In the remarks Sherald made at Hopkins, she discussed her creative process at length. Her remarks were illustrated by slides of perhaps two dozen of her previous portraits, which revealed striking similarities that could give a hint to what her future portrait of Michelle Obama might look like.

Among the commonalities:

Sherald paints exclusively African-American subjects, but she paints them all with gray skin. This is the single most distinctive feature of her paintings.


"First and foremost, it looks cool," she told her audience. "Gray makes the paintings work. But it's also a way for me to subversively comment about race without feeling as though I'm excluding the viewer."

Sherald always selects the subject of her paintings herself — the portrait of Michelle Obama will be the first exception.

"The people I choose as models have a quality that seems to contain the past, the present and the future all at once," she said. "It's hard to explain. I can look at 100 people in a room, but only find it in one person."

Her work is based on and in many respects is a homage to photographs of African-Americans taken in the 19th and early 20th centuries. So Sherald starts by photographing her subjects in natural light. She then uses the photographs to help her figure out how the painting should evolve. Sometimes the final result resembles the photograph. Sometimes, it does not.

Sherald's portraits are life-sized — her subject's head in a painting is about the same size it is in reality, as are their shoulders, hands and hips. But most are three-quarter length, with the painting beginning slightly below the person's knees.

An audience member at Hopkins observed that this creates a feeling of intimacy; a viewer has to be standing quite close to someone else in real life for the other person's feet not to be visible.

"The face is the most important part of the portrait and the eyes are the most relevant part of the face," Sherald said. "The souls come through the eyes. I hang my paintings about one foot lower than they are usually hung in galleries. I want you to walk right up to one of my portraits instead of having to look up at it."

The paintings often contain a hidden, autobiographical element. For instance, a 2011 work called "It Made Sense...Mostly In Her Mind" shows a woman in a navy blue equestrian-style blazer and lilac hard hat. The woman is holding a hobby horse sporting the head of a unicorn.

Sherald said that's a reference to the summer she spent at camp as a preteen. One of her tent-mates assumed that Sherald, who has golden-brown skin, is white, and told her: "I'm really glad I didn't have to room with a [racial slur]. My parents were really worried about it."

Young Amy was so taken aback that she didn't know how to respond.

"I never told her," said Sherald, "that I'm black."


Most of the paintings have long, poetic names that nonetheless seem exactly right. For instance, a painting created earlier this year depicts a young man in a flowered hat who may be gender-fluid.

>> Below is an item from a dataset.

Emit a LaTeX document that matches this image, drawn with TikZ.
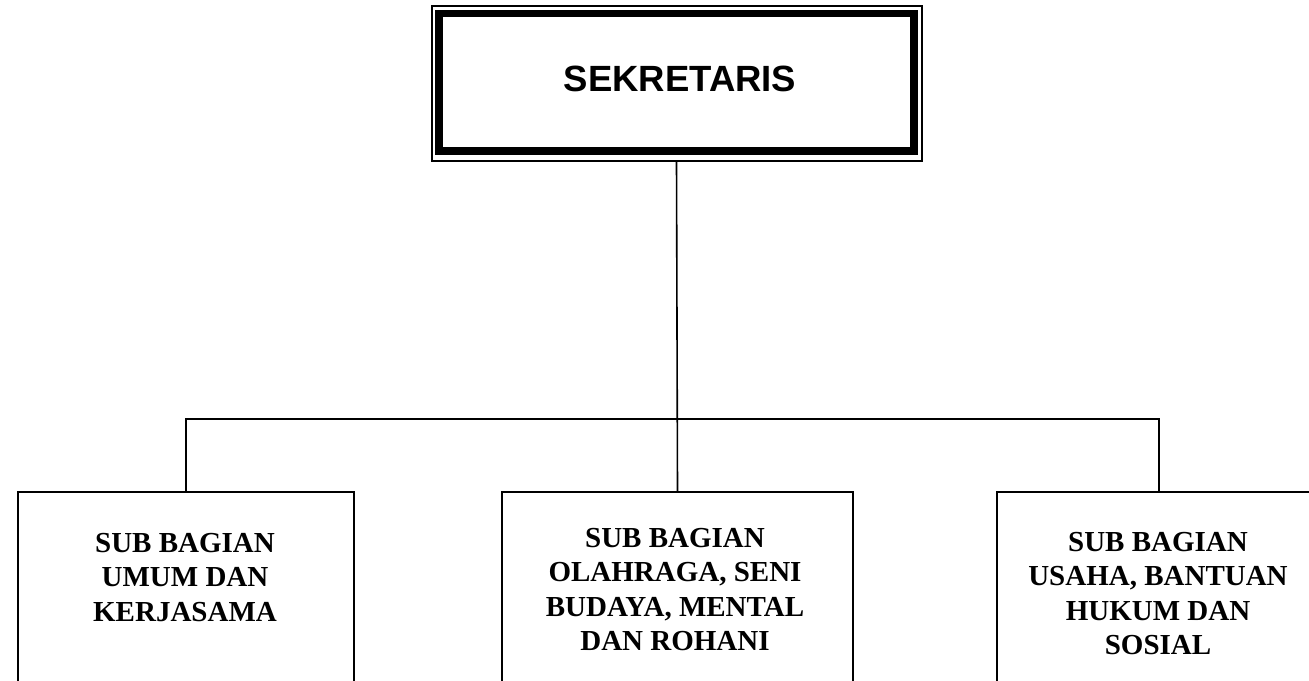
\documentclass[tikz,border=0pt]{standalone}
\usepackage{fontspec}
\setmainfont{Liberation Serif}
\newfontfamily\headfont{Liberation Sans}
\begin{document}
\begin{tikzpicture}[x=1pt,y=-1pt,
  thinframe/.style={draw=black,line width=2pt,minimum width=490pt,minimum height=154.5pt,inner sep=0pt},
  thickframe/.style={draw=black,line width=7.5pt,minimum width=475pt,minimum height=137.5pt,inner sep=0pt,
     font=\headfont\bfseries\fontsize{36.5}{40}\selectfont},
  subbox/.style={draw=black,line width=2pt,inner sep=0pt,anchor=north west},
  subtext/.style={font=\bfseries\fontsize{29}{34.5}\selectfont,align=center,inner sep=0pt,anchor=north},
  conn/.style={draw=black,line width=1.6pt}]
\useasboundingbox (0,0) rectangle (1309,680);
\clip (0,0) rectangle (1309,680);
% top box
\node[thinframe] (sekouter) at (676.5,83.25) {};
\node[thickframe] (sek) at (676.5,82.25) {};
\node[font=\headfont\bfseries\fontsize{36.5}{40}\selectfont,inner sep=0pt,anchor=base] (sektext) at (680,91) {SEKRETARIS};
% sub boxes
\node[subbox,minimum width=336pt,minimum height=260pt] (b1) at (17,491) {};
\node[subbox,minimum width=351pt,minimum height=260pt] (b2) at (501,491) {};
\node[subbox,minimum width=324pt,minimum height=260pt] (b3) at (996,491) {};
\node[subtext] (t1) at (185,533) {SUB BAGIAN\\UMUM DAN\\KERJASAMA};
\node[subtext] (t2) at (675,528) {SUB BAGIAN\\OLAHRAGA, SENI\\BUDAYA, MENTAL\\DAN ROHANI};
\node[subtext] (t3) at (1158,532) {SUB BAGIAN\\USAHA, BANTUAN\\HUKUM DAN\\SOSIAL};
% connectors
\coordinate (j) at (676.5,419);
\draw[conn] (sekouter.south) -- (b2.north);
\draw[conn] (b1.north) |- (j) -| (b3.north);
\end{tikzpicture}
\end{document}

It is titled, "Try on dreams until I find the one that fits me. They all fit me."

Sherald told the group that it's her writer sister who comes up with these evocative titles.

"I text her the image, and say, 'Can you name this?'" Sherald said.

"I'm not a very verbal person. But, I think I get a more authentic response because my sister isn't connected emotionally to the work."

Sherald's portraits nearly always look directly at the viewer — a pose she jokingly refers to as "the missionary position." The gaze is level, the expression deadpan, the mouth relaxed but unsmiling. Earlier works tended to incorporate fanciful elements, but recently the artist has focused instead on showing her subjects pursuing daily activities: holding a child, going for a swim.

"I just want to make mirrors for people to see themselves in," she said. "My work is for the masses and not the [upper] classes, even though it's the classes that pay the rent. There is no value in work that cannot be part of the community.

"To be human," she said, "is to be visible."